Probably not. Though the bill is widely expected to pass the House in another partisan vote, the bar to cross in the Senate is higher — 60 votes — which means Democratic support is necessary for passage. It is unlikely enough Democrats — or even any Democrats — could be pushed to support the bill as written, meaning Rep. Waters is likely right: This bill is DOA in the Senate.
It is at least interesting to note that banks — that is until very recently — were usually content to put up and shut up when it came to the CFPB. But they’re getting a bit more recalcitrant and are now pushing back.
The CFPB has announced some 21 enforcement actions in 2017, one-third of which have been challenged already. That is already more challenges than what was seen in the entirety of 2016.
“We are seeing more resistance to CFPB actions,” Joseph Rubin, a senior counsel at Arnall Golden Gregory, who advises clients on regulatory matters, told The Wall Street Journal. “We anticipate that as it gets closer to the end of Corday’s term, the CFPB may find it more difficult to obtain quick consent orders from financial institutions.”

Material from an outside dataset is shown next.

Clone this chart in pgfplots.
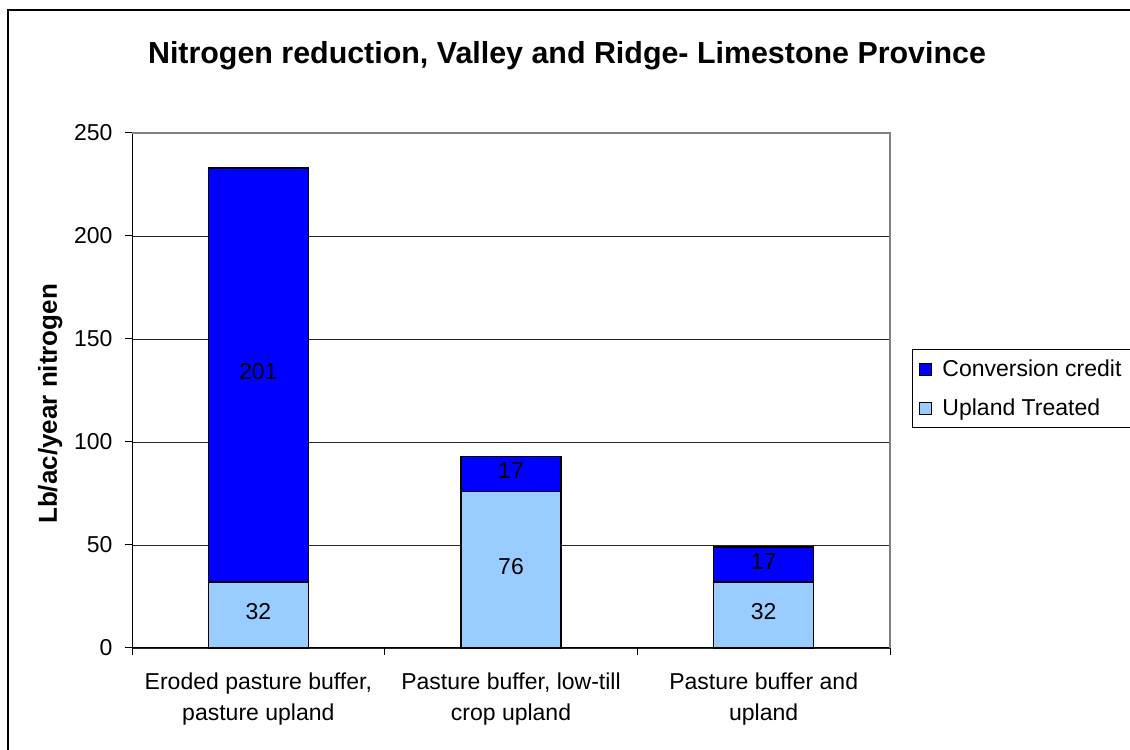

Corday’s term reportedly ends in July of 2018.
Despite the multiple moves against it, the CFPB doesn’t look to change the way it works while it can help it.
“We remain focused on carrying out our mission, and we will take action where necessary to enforce the law and achieve relief for harmed consumers,” Samuel Gilford, a CFPB spokesman, was quoted as saying.
For as long as they can anyway. The CFPB is still awaiting the outcome to a court challenge to the constitutionality of its legal structure, and President Trump has been quite clear that it is his intention to rollback Dodd-Frank and severely limit the CFPB.
It may not be the end of the world as the CFPB knows it just yet — but it is looking increasingly like the end might just be near.